-- Start --

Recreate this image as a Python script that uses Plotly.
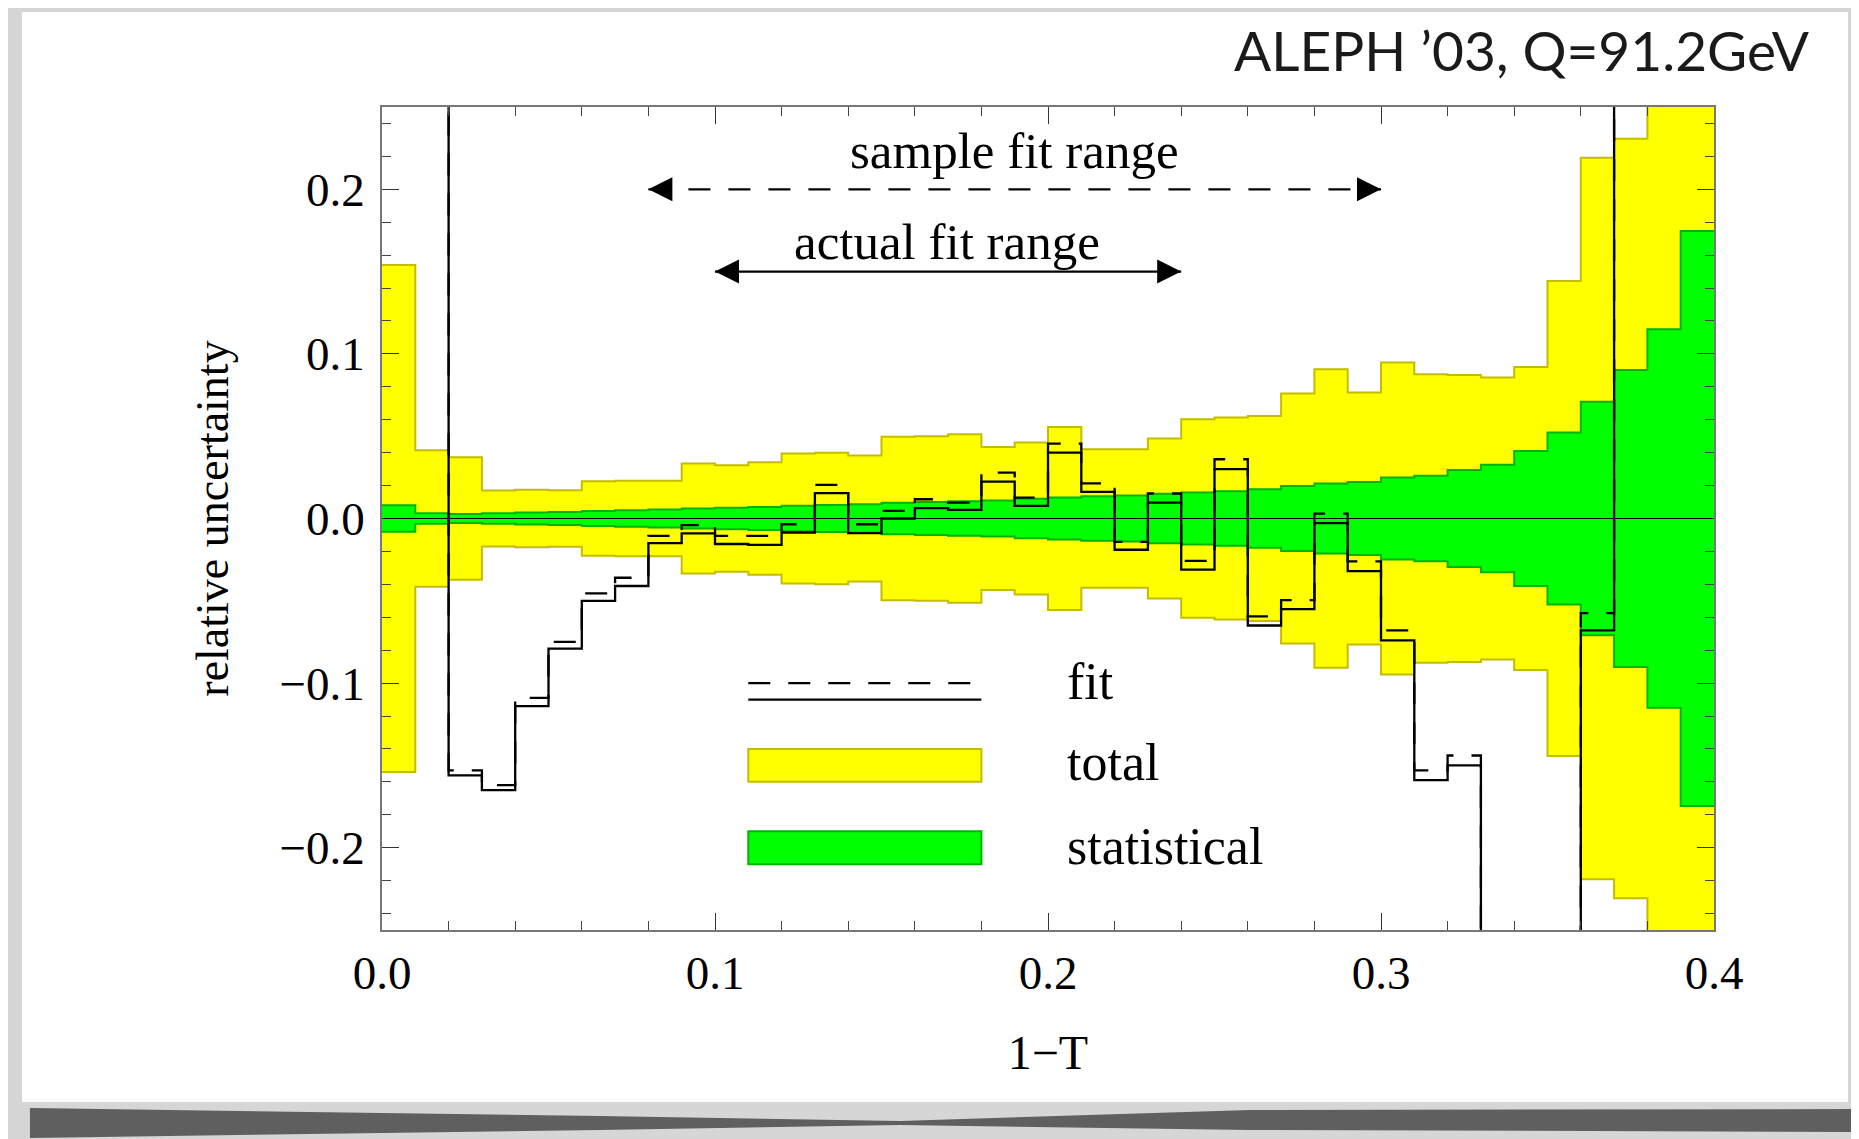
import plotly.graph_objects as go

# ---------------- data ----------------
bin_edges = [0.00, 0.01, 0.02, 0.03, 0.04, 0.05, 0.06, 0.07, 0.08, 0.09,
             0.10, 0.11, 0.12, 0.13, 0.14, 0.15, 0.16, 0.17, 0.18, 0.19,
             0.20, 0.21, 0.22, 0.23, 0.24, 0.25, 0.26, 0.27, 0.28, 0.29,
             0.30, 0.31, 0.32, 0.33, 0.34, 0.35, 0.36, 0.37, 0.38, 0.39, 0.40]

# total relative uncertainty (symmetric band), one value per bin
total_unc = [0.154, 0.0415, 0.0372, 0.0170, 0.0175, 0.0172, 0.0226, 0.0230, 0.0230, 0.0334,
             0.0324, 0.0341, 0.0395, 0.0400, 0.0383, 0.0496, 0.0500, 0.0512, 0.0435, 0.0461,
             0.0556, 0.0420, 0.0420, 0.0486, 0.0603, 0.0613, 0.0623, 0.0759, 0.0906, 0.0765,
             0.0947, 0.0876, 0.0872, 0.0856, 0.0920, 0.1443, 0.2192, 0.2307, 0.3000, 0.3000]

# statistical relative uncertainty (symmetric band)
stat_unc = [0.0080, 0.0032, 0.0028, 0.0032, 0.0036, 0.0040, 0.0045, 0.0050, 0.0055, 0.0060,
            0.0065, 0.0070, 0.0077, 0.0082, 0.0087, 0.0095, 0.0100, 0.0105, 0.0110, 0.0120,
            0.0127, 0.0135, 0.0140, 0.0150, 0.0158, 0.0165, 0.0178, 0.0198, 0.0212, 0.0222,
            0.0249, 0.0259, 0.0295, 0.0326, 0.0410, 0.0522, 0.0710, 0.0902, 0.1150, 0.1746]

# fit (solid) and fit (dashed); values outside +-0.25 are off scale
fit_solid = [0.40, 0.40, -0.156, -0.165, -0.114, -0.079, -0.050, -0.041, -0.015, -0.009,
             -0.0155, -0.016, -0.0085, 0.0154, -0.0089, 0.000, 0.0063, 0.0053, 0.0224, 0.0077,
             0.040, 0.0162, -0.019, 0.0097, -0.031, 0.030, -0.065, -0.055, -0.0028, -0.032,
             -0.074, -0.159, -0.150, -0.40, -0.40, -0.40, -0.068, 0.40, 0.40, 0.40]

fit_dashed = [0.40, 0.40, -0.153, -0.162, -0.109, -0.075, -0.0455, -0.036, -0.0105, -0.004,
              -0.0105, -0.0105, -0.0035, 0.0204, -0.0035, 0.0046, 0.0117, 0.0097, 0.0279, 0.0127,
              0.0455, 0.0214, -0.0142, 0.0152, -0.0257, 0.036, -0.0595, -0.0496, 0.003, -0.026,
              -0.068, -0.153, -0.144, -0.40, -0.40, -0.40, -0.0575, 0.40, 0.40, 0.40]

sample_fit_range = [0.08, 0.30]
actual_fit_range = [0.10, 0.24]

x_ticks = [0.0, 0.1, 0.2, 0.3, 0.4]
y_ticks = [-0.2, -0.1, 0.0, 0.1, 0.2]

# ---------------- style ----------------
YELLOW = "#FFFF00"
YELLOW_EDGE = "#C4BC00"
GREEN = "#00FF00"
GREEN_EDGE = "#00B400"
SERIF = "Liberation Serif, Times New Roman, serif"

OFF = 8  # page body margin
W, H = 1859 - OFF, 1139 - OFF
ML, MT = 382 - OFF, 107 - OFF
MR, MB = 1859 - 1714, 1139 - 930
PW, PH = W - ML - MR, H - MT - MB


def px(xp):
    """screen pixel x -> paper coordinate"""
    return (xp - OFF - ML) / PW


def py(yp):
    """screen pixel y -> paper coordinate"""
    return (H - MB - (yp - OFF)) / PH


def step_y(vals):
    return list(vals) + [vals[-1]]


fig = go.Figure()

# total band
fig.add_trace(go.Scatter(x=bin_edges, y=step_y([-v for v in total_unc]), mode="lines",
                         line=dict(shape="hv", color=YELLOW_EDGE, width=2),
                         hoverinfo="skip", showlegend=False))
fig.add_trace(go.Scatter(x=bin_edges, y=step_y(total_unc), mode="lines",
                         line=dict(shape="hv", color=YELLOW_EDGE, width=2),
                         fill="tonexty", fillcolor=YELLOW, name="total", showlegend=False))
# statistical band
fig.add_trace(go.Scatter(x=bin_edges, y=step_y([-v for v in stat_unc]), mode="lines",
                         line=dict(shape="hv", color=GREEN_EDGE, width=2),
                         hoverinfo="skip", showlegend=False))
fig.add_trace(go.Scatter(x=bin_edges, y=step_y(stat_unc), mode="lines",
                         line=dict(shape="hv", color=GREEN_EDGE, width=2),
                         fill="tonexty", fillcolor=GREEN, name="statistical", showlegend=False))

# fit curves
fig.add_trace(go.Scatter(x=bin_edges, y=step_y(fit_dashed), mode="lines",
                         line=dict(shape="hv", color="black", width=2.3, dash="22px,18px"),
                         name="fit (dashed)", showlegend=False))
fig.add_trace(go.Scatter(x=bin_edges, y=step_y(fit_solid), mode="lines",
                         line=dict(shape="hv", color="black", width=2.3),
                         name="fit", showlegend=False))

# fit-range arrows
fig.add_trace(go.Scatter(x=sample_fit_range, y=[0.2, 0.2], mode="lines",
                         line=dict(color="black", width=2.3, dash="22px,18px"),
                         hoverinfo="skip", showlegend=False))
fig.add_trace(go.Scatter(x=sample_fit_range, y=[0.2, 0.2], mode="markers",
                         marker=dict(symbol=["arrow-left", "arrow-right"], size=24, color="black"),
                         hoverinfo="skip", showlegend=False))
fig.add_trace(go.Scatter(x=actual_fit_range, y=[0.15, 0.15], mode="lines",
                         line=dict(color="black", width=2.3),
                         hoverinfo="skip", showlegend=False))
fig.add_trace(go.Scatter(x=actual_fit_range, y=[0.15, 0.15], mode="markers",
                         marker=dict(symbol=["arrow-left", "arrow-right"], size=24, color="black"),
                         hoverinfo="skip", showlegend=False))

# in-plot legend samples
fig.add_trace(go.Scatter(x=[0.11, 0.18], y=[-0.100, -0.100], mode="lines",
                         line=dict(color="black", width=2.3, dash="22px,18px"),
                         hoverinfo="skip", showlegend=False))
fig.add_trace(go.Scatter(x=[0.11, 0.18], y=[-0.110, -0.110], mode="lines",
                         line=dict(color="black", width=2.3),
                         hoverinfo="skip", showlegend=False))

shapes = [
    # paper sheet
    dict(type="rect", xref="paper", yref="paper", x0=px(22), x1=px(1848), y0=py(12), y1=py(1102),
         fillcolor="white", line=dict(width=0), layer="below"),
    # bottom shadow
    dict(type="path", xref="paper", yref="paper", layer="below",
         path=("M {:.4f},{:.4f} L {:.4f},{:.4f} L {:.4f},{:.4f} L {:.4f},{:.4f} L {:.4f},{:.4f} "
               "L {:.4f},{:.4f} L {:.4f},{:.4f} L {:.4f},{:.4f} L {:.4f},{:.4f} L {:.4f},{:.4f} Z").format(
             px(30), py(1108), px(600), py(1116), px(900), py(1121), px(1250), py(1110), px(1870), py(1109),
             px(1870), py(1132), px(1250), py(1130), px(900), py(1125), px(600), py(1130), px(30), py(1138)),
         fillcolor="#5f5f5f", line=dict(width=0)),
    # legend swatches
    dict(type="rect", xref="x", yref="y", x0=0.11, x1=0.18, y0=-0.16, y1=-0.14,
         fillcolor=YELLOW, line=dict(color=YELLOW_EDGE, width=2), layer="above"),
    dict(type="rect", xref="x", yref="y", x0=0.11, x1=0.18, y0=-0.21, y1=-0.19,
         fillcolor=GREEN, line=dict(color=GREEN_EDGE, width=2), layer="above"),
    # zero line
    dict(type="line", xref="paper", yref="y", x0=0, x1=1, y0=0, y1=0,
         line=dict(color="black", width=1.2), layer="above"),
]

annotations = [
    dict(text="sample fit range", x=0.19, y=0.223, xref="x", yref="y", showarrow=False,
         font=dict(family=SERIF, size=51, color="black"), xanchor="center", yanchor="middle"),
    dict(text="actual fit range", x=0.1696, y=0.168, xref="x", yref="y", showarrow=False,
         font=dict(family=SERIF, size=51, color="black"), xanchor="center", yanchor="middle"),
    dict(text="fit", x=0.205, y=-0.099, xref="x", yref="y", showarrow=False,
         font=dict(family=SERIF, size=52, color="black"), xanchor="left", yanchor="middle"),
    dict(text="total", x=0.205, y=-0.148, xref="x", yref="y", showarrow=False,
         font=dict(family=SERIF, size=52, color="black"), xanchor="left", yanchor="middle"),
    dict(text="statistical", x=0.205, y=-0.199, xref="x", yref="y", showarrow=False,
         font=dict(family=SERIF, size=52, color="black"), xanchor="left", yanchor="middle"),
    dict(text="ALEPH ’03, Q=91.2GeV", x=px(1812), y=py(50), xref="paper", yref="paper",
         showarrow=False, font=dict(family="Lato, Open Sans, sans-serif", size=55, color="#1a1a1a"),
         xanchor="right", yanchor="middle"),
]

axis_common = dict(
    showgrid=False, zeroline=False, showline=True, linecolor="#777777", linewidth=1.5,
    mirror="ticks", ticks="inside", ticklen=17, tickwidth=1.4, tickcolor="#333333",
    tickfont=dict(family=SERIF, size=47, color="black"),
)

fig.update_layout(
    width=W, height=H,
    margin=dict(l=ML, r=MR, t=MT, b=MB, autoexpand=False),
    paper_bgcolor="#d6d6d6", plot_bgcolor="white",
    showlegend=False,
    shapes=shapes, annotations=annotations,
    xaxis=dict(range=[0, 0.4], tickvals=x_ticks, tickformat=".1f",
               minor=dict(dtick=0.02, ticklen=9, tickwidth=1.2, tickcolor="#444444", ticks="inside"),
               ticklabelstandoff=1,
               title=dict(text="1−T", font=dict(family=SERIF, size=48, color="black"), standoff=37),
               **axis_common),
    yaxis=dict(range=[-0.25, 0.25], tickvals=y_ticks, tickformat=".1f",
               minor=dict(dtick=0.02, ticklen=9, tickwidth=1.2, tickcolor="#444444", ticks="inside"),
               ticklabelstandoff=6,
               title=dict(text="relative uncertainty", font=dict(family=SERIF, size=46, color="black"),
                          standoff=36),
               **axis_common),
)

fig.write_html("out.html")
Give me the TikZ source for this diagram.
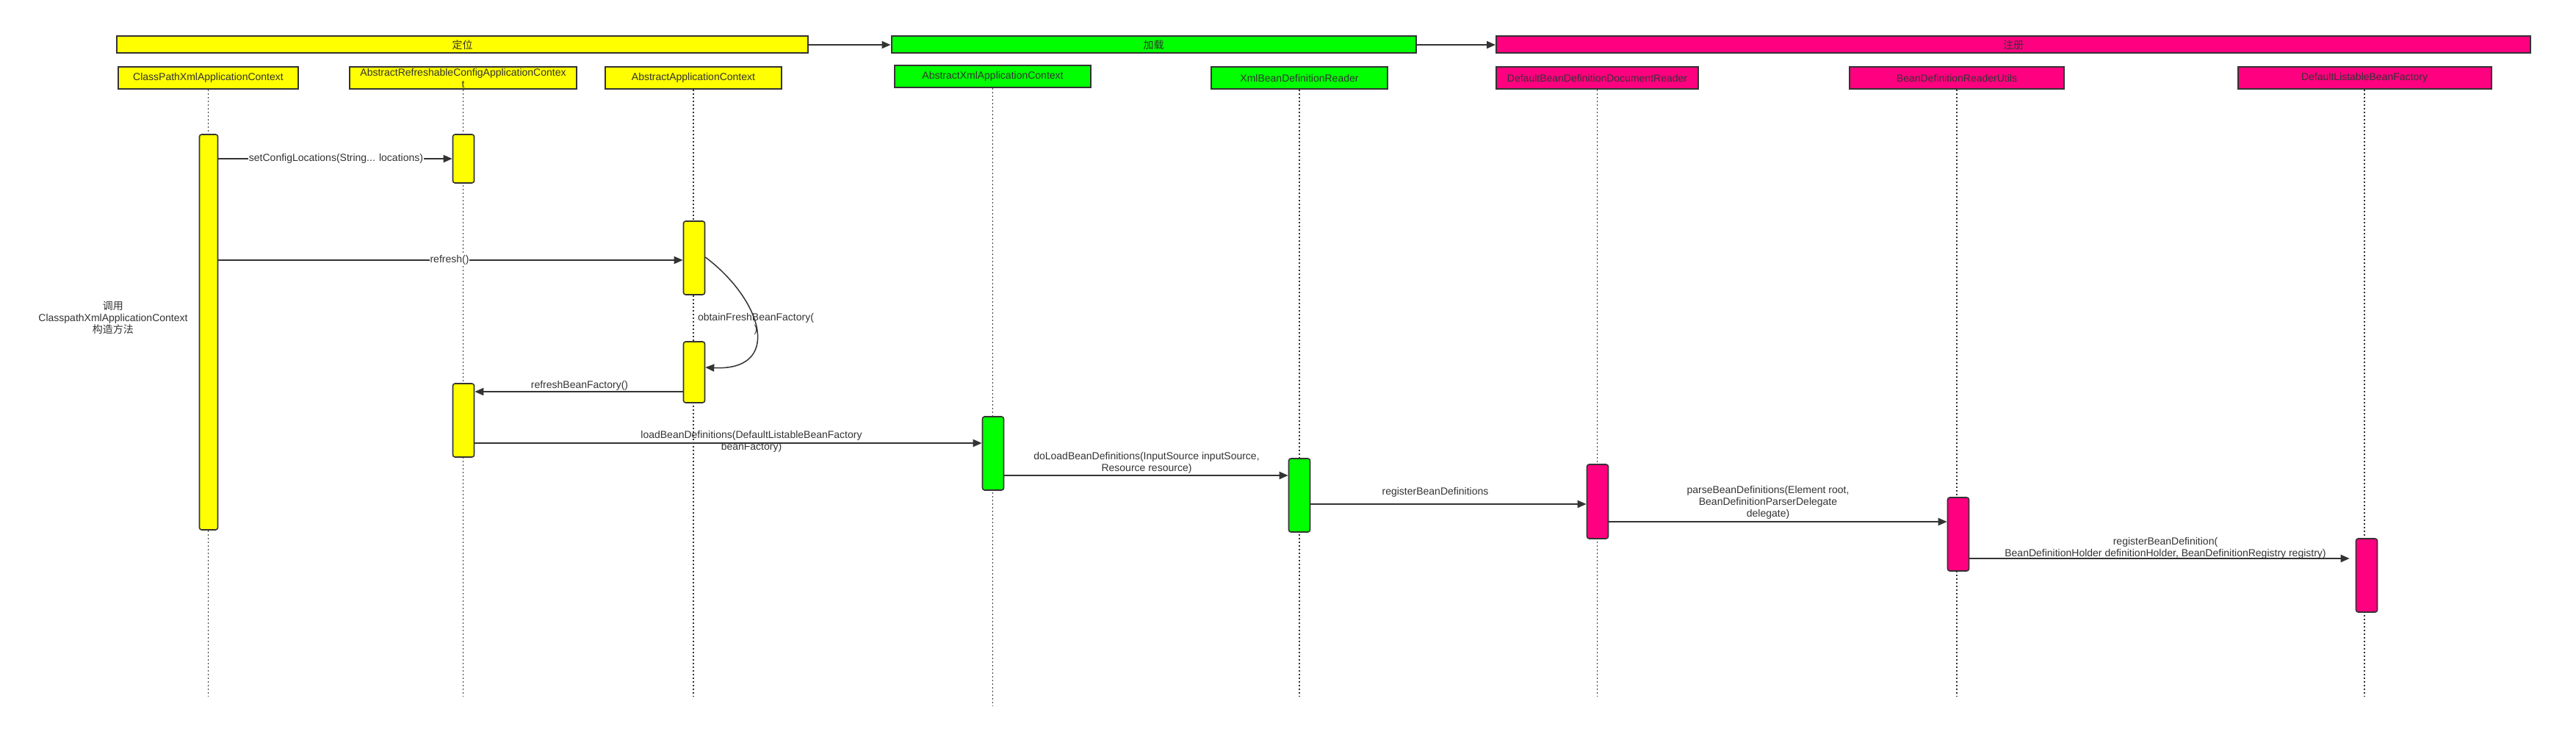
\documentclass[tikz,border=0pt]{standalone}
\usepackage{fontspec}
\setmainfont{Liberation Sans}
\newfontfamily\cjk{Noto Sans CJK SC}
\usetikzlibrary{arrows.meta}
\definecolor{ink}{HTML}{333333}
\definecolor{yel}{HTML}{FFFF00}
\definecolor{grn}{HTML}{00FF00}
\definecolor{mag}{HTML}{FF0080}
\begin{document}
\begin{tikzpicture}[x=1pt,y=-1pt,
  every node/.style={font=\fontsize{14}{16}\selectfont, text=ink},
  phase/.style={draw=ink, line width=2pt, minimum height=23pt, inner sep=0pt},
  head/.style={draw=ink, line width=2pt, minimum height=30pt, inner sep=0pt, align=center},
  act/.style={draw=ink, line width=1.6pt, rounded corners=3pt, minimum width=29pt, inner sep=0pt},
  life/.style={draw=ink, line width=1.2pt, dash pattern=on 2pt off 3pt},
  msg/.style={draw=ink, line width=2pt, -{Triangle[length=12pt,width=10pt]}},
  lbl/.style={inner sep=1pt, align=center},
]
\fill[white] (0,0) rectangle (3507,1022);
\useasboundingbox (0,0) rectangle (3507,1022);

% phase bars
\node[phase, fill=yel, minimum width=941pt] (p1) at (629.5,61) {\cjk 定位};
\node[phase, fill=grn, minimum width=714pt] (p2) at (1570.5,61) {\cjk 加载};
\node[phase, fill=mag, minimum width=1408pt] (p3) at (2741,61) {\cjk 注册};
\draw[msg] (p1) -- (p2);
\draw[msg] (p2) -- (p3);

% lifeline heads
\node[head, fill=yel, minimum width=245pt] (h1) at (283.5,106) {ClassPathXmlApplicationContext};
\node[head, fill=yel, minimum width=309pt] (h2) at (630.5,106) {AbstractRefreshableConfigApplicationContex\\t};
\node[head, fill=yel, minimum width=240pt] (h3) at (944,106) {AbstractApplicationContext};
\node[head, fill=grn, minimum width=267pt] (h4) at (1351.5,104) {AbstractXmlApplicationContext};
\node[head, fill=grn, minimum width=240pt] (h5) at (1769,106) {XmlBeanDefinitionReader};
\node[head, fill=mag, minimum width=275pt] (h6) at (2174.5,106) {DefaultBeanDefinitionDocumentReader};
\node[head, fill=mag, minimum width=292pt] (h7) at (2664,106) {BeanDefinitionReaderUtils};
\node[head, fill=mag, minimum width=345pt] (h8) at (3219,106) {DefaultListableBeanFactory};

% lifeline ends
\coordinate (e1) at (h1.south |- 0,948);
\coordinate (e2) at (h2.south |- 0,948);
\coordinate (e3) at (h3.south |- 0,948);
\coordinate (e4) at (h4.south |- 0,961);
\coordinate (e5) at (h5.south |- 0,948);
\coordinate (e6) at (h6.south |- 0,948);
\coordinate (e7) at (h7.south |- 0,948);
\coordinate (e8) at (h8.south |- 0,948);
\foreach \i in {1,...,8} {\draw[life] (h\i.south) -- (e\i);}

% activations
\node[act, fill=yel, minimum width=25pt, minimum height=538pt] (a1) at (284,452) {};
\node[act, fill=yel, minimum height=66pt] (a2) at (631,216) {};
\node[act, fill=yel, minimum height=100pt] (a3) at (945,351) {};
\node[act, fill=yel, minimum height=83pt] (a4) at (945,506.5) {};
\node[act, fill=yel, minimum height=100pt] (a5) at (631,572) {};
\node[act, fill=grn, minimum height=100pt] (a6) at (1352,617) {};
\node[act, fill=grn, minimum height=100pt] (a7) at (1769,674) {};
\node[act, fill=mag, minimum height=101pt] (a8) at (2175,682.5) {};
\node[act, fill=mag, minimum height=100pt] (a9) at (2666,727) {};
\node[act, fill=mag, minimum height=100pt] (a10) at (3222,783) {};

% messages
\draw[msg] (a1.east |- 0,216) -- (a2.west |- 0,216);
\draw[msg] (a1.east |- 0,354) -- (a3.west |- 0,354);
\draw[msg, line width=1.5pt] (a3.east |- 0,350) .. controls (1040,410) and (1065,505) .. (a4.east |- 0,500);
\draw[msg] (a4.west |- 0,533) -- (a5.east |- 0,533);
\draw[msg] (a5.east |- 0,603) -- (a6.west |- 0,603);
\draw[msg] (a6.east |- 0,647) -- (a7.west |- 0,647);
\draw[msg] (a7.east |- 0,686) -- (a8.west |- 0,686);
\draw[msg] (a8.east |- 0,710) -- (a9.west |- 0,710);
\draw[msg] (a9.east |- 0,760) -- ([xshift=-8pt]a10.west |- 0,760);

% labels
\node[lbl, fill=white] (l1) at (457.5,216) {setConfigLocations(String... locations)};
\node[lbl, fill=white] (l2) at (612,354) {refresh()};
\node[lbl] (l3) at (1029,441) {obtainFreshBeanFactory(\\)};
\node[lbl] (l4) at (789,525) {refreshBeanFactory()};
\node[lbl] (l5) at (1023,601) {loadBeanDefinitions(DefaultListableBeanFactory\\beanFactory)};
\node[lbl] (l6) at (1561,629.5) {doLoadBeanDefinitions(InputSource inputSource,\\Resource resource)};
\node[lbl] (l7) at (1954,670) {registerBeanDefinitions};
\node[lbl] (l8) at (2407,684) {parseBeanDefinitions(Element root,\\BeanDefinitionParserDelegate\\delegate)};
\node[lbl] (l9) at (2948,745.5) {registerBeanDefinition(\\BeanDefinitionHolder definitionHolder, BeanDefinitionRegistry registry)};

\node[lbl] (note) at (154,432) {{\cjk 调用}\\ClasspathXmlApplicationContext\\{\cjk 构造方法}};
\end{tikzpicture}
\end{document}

-- End --

▸ **WORK INSTRUCTIONS**: Up to and including the line containing "0.38, 0.39, 0.40]", quote each line of the entries above from the very first, please, exactly and without images.

▸ **PROBLEM SOLUTION**:
Recreate this image as a Python script that uses Plotly.
import plotly.graph_objects as go

# ---------------- data ----------------
bin_edges = [0.00, 0.01, 0.02, 0.03, 0.04, 0.05, 0.06, 0.07, 0.08, 0.09,
             0.10, 0.11, 0.12, 0.13, 0.14, 0.15, 0.16, 0.17, 0.18, 0.19,
             0.20, 0.21, 0.22, 0.23, 0.24, 0.25, 0.26, 0.27, 0.28, 0.29,
             0.30, 0.31, 0.32, 0.33, 0.34, 0.35, 0.36, 0.37, 0.38, 0.39, 0.40]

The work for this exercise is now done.